Making the most of fMRI at 7 T by suppressing spontaneous signal fluctuations

The presence of spontaneous BOLD fMRI signal fluctuations in human grey matter compromises the detection and interpretation of evoked responses and limits the sensitivity gains that are potentially available through coil arrays and high field systems. In order to overcome these limitations, we adapted and improved a recently described correlated noise suppression method (de Zwart et al., 2008), demonstrating improved precision in estimating the response to ultra-short visual stimuli at 7 T. In this procedure, the temporal dynamics of spontaneous signal fluctuations are estimated from a reference brain region outside the area targeted with the stimulus. Rather than using the average signal in this region as regressor, as proposed in the original method, we used principal component analysis to derive multiple regressors in order to optimally describe nuisance signals (e.g. spontaneous fluctuations) and separate these from evoked activity in the target region.

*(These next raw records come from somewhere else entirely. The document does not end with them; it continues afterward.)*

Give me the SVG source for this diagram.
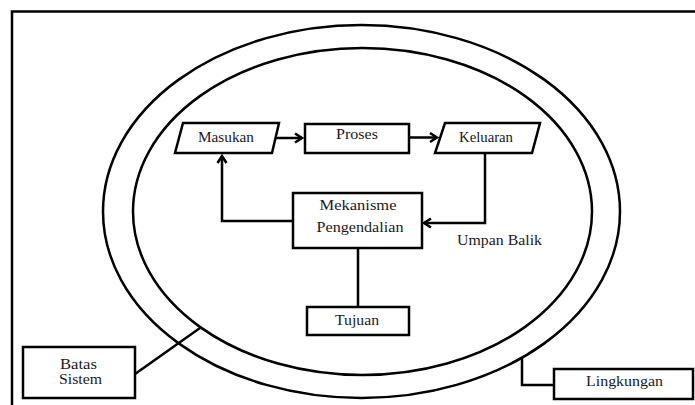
<svg xmlns="http://www.w3.org/2000/svg" width="695" height="405" viewBox="0 0 695 405">
<style>
.s{fill:none;stroke:#000;stroke-width:2.5}
.b{fill:#fff;stroke:#000;stroke-width:2.5}
.c{fill:none;stroke:#000;stroke-width:2.5}
text{font-family:'Liberation Serif','Times New Roman','DejaVu Serif',serif;font-size:14px;fill:#1a1a1a;text-anchor:middle}
</style>
<defs>
<marker id="ah" markerUnits="userSpaceOnUse" markerWidth="12" markerHeight="12" refX="8" refY="6" orient="auto">
<path d="M1,1.5 L8,6 L1,10.5" fill="none" stroke="#000" stroke-width="2.5"/>
</marker>
</defs>
<rect width="695" height="405" fill="#fff"/>
<g id="frame"><path class="s" d="M12,406 V11.5 H700" stroke-width="3"/></g>
<g id="boundary">
<ellipse class="s" cx="361.5" cy="211.5" rx="258.5" ry="186.5"/>
<ellipse class="s" cx="362.5" cy="211.5" rx="229.5" ry="163.5"/>
</g>
<g id="connectors">
<path class="c" d="M275,138 H302" marker-end="url(#ah)"/>
<path class="c" d="M409,137.5 H437" marker-end="url(#ah)"/>
<path class="c" d="M485,153 V223 H424" marker-end="url(#ah)"/>
<path class="c" d="M293,221 H222 V156" marker-end="url(#ah)"/>
<path class="c" d="M358,248 V307"/>
<path class="c" d="M135,374 L200,328"/>
<path class="c" d="M522,358 V385 H554"/>
</g>
<g id="masukan">
<polygon class="b" points="183,123 279,123 272,153 175,153"/>
<text x="226" y="142" textLength="56" lengthAdjust="spacingAndGlyphs">Masukan</text>
</g>
<g id="proses">
<rect class="b" x="305" y="124" width="104" height="29"/>
<text x="357" y="139" textLength="42" lengthAdjust="spacingAndGlyphs">Proses</text>
</g>
<g id="keluaran">
<polygon class="b" points="445,123 540,123 532,153 435,153"/>
<text x="486" y="142" textLength="54" lengthAdjust="spacingAndGlyphs">Keluaran</text>
</g>
<g id="mekanisme">
<rect class="b" x="293" y="193" width="129" height="55"/>
<text x="358" y="210" textLength="77" lengthAdjust="spacingAndGlyphs">Mekanisme</text>
<text x="360" y="232" textLength="87" lengthAdjust="spacingAndGlyphs">Pengendalian</text>
</g>
<g id="umpan-balik">
<text x="499.5" y="245" textLength="85" lengthAdjust="spacingAndGlyphs">Umpan Balik</text>
</g>
<g id="tujuan">
<rect class="b" x="307" y="307" width="102" height="28"/>
<text x="357" y="325" textLength="44" lengthAdjust="spacingAndGlyphs">Tujuan</text>
</g>
<g id="batas-sistem">
<rect class="b" x="23" y="347" width="112" height="51"/>
<text x="78.5" y="369" textLength="37" lengthAdjust="spacingAndGlyphs">Batas</text>
<text x="80.5" y="384" textLength="43" lengthAdjust="spacingAndGlyphs">Sistem</text>
</g>
<g id="lingkungan">
<rect class="b" x="554" y="369" width="139" height="30"/>
<text x="624.5" y="386" textLength="77" lengthAdjust="spacingAndGlyphs">Lingkungan</text>
</g>
</svg>
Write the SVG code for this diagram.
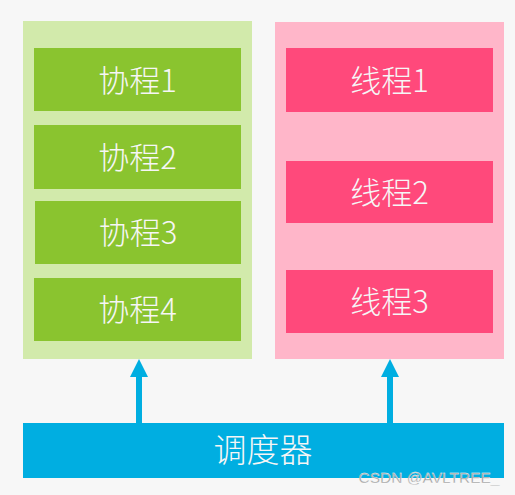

Experimental results obtained from application of the original method showed a 66% improvement in estimation precision. The novel, enhanced version of the method, using 18 PCA-derived noise regressors, led to a 160% increase in precision. These increases were relative to a control condition without noise suppression, which was simulated by randomizing the time-course of the nuisance-signal regressor(s) without altering their power spectrum. The increase of estimation precision was associated with decreased autocorrelation levels of the residual errors. These results suggest that modeling of spontaneous fMRI signal fluctuations as multiple independent sources can dramatically improve detection of evoked activity, and fully exploit the potential sensitivity gains available with high field technology.

Hemodynamic nonlinearities affect BOLD fMRI response timing and amplitude

The interpretation of functional magnetic resonance imaging (fMRI) studies based on blood oxygen-level dependent (BOLD) contrast generally relies on the assumption of a linear relationship between evoked neuronal activity and fMRI response. While nonlinearities in this relationship have been suggested by a number of studies, it remains unclear to what extent they relate to the neurovascular response and are therefore inherent to BOLD fMRI. Full characterization of potential vascular nonlinearities is required for accurate inferences about the neuronal system under study. To investigate the extent of vascular nonlinearities, evoked activity was studied in humans with BOLD fMRI (n=28) and magnetoencephalography (MEG) (n=5). Brief (600-800 ms) rapidly repeated (1 Hz) visual stimuli were delivered using a stimulation paradigm that minimized neuronal nonlinearities. Nevertheless, BOLD fMRI experiments showed substantial remaining nonlinearities. The smallest stimulus separation (200-400 ms) resulted in significant response broadening (15-20% amplitude decrease; 10-12% latency increase; 6-14% duration increase) with respect to a linear prediction. The substantial slowing and widening of the response in the presence of preceding stimuli suggest a vascular rather than neuronal origin to the observed nonlinearity. This was confirmed by the MEG data, which showed no significant neuro-electric nonlinear interactions between stimuli as little as 200 ms apart. The presence of substantial vascular nonlinearities has important implications for rapid event-related studies by fMRI and other imaging modalities that infer neuronal activity from hemodynamic parameters.